Hong Kong constitutes my earliest memory. When I was one, my father’s career with the Bank of America took him from Manila to the former British colony, where we lived in a building perched on a mountain that overlooked the ocean. Repulse Bay Beach was our playground. I can still see the tide rushing towards me, the crest carved in the form of foaming clouds fallen to the earth. I am lying stomach down on the shore, and a feeling I have not known before that is part excitement, part fear overwhelms me. Nothing can harm me, I think, because Daddy and Mommy are near. Yet the wall of water surging forth compounds my smallness in relation to nature.
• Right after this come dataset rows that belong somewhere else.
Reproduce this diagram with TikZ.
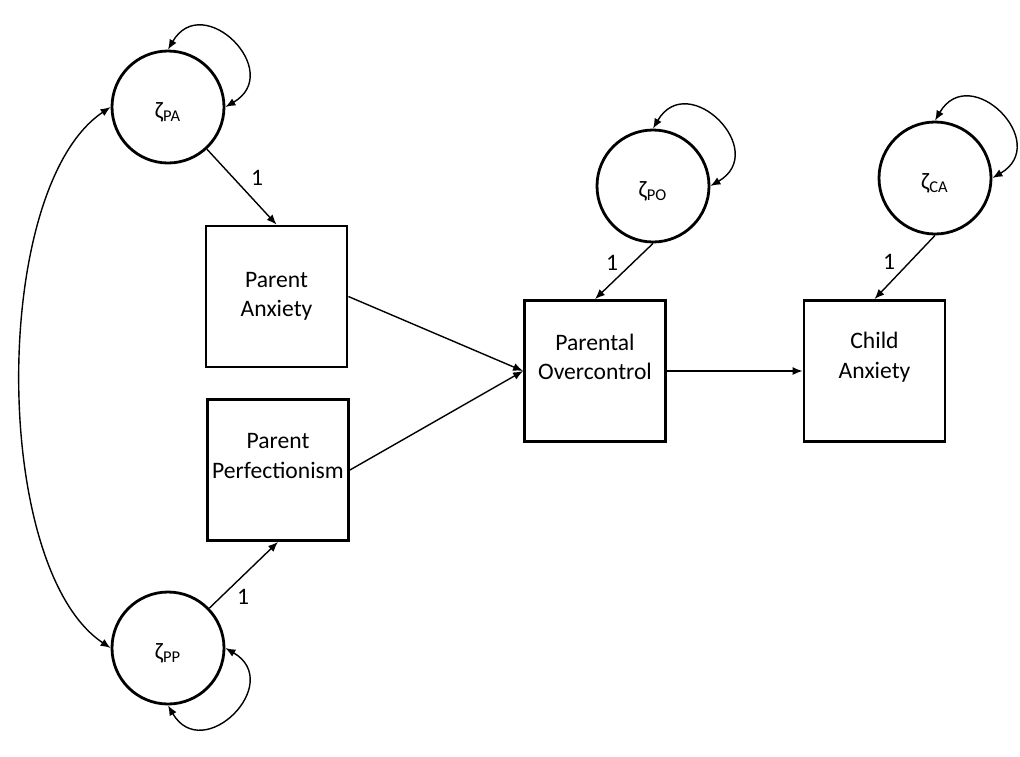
\documentclass[tikz,border=0pt]{standalone}
\usepackage{fontspec}
\setmainfont{Carlito}
\usetikzlibrary{arrows.meta}

\tikzset{
  latent/.style={circle, draw, line width=1.4pt, minimum size=56pt, inner sep=0pt,
    text height=11pt, text depth=0pt},
  observed/.style={rectangle, draw, line width=1.4pt, minimum size=70.5pt, inner sep=0pt},
  boxtext/.style={align=center},
  regarrow/.style={-{Latex[length=5pt,width=4pt]}, line width=0.7pt},
  covar/.style={{Latex[length=5pt,width=4pt]}-{Latex[length=5pt,width=4pt]}, line width=0.7pt}
}

\begin{document}
\begin{tikzpicture}[x=0.5pt, y=-0.5pt, font=\fontsize{11.8}{14.8}\selectfont]
  \useasboundingbox (0,0) rectangle (1020,756);

  % Disturbances
  \node[latent] (zpa) at (168,107) {ζ\textsubscript{PA}};
  \node[latent] (zpp) at (168,648) {ζ\textsubscript{PP}};
  \node[latent] (zpo) at (653,186) {ζ\textsubscript{PO}};
  \node[latent] (zca) at (935,178) {ζ\textsubscript{CA}};

  % Observed variables
  \node[observed] (pa) at (276.5,296.5) {};
  \node[observed] (pp) at (278,470) {};
  \node[observed] (po) at (595,371) {};
  \node[observed] (ca) at (874.5,371) {};
  \node[boxtext] (pa-text) at (pa.center) {Parent\\Anxiety};
  \node[boxtext] (pp-text) at ([yshift=7pt]pp.center) {Parent\\Perfectionism};
  \node[boxtext] (po-text) at ([yshift=7pt]po.center) {Parental\\Overcontrol};
  \node[boxtext] (ca-text) at ([yshift=7pt]ca.center) {Child\\Anxiety};

  % Fixed loadings
  \node (one-pa) at (257,178) {1};
  \node (one-pp) at (243,597) {1};
  \node (one-po) at (612,263) {1};
  \node (one-ca) at (889,262) {1};

  \draw[regarrow] (zpa) -- (pa.north);
  \draw[regarrow] (zpp) -- (pp.south);
  \draw[regarrow] (zpo.south) -- (po.north);
  \draw[regarrow] (zca.south) -- (ca.north);
  \draw[regarrow] (pa.east) -- (po.west);
  \draw[regarrow] (pp.east) -- (po.west);
  \draw[regarrow] (po) -- (ca);

  % Variances and covariance
  \draw[covar] (zpa.north) .. controls +(35,-60) and +(60,-35) .. (zpa.east);
  \draw[covar] (zpo.north) .. controls +(35,-60) and +(60,-35) .. (zpo.east);
  \draw[covar] (zca.north) .. controls +(35,-60) and +(60,-35) .. (zca.east);
  \draw[covar] (zpp.east) .. controls +(60,35) and +(35,60) .. (zpp.south);
  \draw[covar] (zpa.west) .. controls +(-120,80) and +(-120,-80) .. (zpp.west);
\end{tikzpicture}
\end{document}
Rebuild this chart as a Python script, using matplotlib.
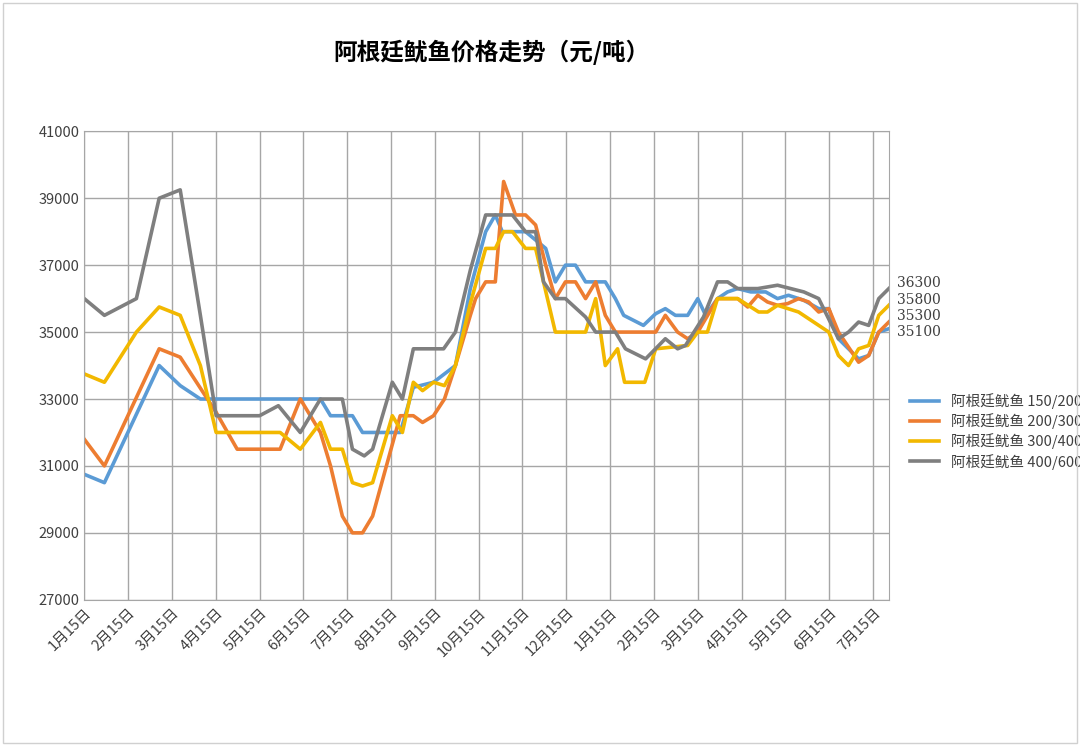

Water was ever present in the formation of my mind. Over 40 years later, it floods me with memories that place and time rather than sequence link. I now sit on a bench onboard a yacht, my feet barely touching the floor, as my family joins the Normans in prayer for a storm that has stranded us out at sea to subside. Now my father, with a tone of factuality to his voice as if he were teaching me to count, points to cars in the basement garage that a hurricane turned over the night before. A tidal wave on TV mounts to the syncopated trumpets of “Hawaii Five-O.” My mother yanks me by the arm from a toilet. She laughs, not at my slipping into a commode, but at the two of us drenched in rain as we run downhill to a noodle stand.
Since memory starts at three, these remembrances encompass only one year. The memories that I have amassed ever since have added to the mélange to create me into the person I am today. Months intertwine – years, events, and people, too. They are the solar plexus of my consciousness. It would be impossible to subsist on a single memory, blithe as it is, yet that is the challenge “After Life” (1998) presents.
Director Hirokazu Kore-eda has a peculiar vision of what awaits us when we die. He doesn’t believe in hell, only in heaven. To get there, we must pass through purgatory – a snow laden landscape where stands a sole edifice that houses the departed. Gray and block-like, it has the stodginess of a bureaucratic office. No harps and angel choirs here. Counselors conduct the business of assisting its residents journey forward to eternity with one happy memory. One. The episodes of an individual’s life are stored on reels of film for him or her to view, and within a week the person must decide. An aged woman (Hisako Hara) chooses a plane ride with an infinite view of cherry blossoms. The gaiety of Disneyland’s Matterhorn obsesses a 12-year-old girl (Sayaka Yoshino). And for one man (Kotaro Shiga), happiness never existed. The counselors are faced with the task of inspiring all to search deep in their hearts for a memory redolent with a bliss deeper than the superficiality of one gained in an amusement park as well as to understand that life, no matter how deprived, possesses spurts of richness.
For all their expertise, the counselors are themselves the dead who cannot decide on their own singular memory. Takashi (Arata Iura) is a man in his twenties. Shiori (Erica Oda) is an 18-year-old girl. Like those to whom they offer guidance, Takashi and Shiori remain the ages that they were when they died. A new arrival is of special interest to Takashi. She is an elderly woman by the name of Kyoko (Kyoko Kagawa), who chooses as her cherished moment a farewell to her fiancé before he goes off to fight in the Pacific War. She is young and she smiles with hope beside him on a park bench. The sky is clear. Trees are alive with the singing of birds.
With every decision comes a sacrifice. Somebody is bound to get hurt. In this case, it’s Shiori. We know by the way she looks at Takashi that her feelings for him are more than platonic. Hers is a look not merely of wistfulness, but of anguish for the knowledge that, once Takashi singles out his memory so that he could enter the portal in the sky, it will be for him as though she had never been born.
It seems that oblivion is the fate of myriad splendors that enrich each passing day from birth to death. Certainly, we have memories we would like to expurgate because the events that produced them were unpleasant. “After Life” provides us with this possibility. Then again, we need to wonder if this is a wise move. We might as well will to change our history. I could wish that I had been looking where I was running that day in the school playground when I slammed into another boy and had my front teeth knocked out or that my brother hadn’t bullied me or that, to avoid what could have been a ship wreck, my family had not moved to Hong Kong. Grant me this wish, then I would never have experienced the gentleness with which a dentist held my hand or the sincerity of my brother’s apology (http://www.rafsy.com/films-1960s-1990s/love-story-love-means/), and I would not have the image I will hold dear to the end of my mother, in Capri pants and slippers, running in the rain with the joy of the provincial girl she once was.
How to select one memory to live forever? Takashi’s advice to Shiori is that in our search for happiness, we forget that knowing we were a part of somebody else’s happiness is also a blessing. That doesn’t make it any easier. What a tragedy it would be that in heaven I would not recognize many of my loved ones because I had chosen not to remember them.
Death is complicated. I’d rather choose life.